>> Start Excerpted records

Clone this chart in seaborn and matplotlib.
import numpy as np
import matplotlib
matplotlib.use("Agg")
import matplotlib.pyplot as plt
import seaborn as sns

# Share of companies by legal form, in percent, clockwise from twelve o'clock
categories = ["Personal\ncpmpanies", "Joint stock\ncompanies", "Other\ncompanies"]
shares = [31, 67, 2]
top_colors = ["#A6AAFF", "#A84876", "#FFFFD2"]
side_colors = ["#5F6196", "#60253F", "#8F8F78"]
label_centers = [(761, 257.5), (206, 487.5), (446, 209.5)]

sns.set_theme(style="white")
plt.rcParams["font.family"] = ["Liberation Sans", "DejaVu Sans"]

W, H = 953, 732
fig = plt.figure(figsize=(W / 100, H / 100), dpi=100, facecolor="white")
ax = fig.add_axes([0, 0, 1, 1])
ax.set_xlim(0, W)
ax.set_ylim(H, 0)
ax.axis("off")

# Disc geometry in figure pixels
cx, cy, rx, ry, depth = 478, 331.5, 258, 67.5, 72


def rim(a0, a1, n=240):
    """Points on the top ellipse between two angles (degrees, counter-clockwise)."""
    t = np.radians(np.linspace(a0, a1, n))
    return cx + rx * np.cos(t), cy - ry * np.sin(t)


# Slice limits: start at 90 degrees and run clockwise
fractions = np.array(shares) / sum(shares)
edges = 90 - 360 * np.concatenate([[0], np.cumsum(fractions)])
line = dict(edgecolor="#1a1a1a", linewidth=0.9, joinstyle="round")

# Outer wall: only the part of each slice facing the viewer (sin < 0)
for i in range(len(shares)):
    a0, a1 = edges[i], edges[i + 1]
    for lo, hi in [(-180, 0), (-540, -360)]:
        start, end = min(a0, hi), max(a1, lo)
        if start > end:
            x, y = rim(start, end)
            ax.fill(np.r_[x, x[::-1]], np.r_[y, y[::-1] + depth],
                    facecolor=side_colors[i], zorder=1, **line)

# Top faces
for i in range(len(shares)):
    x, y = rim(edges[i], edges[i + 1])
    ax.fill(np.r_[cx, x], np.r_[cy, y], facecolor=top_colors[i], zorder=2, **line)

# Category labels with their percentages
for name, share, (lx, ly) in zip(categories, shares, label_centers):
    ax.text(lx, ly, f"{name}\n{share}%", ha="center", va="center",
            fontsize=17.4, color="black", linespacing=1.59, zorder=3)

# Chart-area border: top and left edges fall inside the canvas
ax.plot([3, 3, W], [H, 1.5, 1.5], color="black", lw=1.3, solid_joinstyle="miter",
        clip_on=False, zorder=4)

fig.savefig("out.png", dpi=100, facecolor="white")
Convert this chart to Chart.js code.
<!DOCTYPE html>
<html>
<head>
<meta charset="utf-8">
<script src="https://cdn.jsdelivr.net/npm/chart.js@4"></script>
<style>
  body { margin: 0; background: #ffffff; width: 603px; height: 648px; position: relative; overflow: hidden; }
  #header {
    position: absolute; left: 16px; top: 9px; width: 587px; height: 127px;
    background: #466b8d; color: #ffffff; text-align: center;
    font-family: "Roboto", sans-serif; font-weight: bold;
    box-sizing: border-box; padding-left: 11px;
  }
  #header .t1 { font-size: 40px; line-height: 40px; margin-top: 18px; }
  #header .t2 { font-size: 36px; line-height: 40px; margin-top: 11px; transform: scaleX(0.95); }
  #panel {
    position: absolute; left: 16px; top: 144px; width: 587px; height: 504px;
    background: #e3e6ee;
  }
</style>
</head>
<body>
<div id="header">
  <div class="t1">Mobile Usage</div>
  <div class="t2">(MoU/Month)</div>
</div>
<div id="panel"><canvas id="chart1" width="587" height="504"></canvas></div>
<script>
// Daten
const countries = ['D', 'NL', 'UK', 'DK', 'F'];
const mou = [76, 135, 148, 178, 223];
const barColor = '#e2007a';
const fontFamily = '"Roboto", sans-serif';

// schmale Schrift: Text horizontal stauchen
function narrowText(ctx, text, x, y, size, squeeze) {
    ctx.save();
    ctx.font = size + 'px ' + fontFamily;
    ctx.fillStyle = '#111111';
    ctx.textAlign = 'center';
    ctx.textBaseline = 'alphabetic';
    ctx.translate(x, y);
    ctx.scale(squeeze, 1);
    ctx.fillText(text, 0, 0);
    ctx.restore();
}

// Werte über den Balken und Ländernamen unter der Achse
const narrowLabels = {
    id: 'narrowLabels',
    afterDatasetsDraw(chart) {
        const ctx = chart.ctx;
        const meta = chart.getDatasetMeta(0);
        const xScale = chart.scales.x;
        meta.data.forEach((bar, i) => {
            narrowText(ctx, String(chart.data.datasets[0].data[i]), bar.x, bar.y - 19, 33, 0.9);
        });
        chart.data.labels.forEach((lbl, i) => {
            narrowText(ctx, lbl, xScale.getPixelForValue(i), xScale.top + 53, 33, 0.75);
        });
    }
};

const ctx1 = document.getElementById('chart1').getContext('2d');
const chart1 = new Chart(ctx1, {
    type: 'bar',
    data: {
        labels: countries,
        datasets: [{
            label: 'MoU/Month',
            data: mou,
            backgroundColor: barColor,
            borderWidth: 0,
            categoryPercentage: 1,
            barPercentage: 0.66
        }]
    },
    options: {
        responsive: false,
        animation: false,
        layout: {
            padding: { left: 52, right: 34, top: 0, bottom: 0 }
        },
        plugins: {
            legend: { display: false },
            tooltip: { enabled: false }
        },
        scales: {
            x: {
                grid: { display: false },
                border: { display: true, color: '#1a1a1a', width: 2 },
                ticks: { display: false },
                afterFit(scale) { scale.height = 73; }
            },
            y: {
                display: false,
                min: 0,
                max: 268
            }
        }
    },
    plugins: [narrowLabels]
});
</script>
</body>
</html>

>> End Excerpted records

Exactly how many lines of the listing above contain the string "this"? Give no more than the number.

2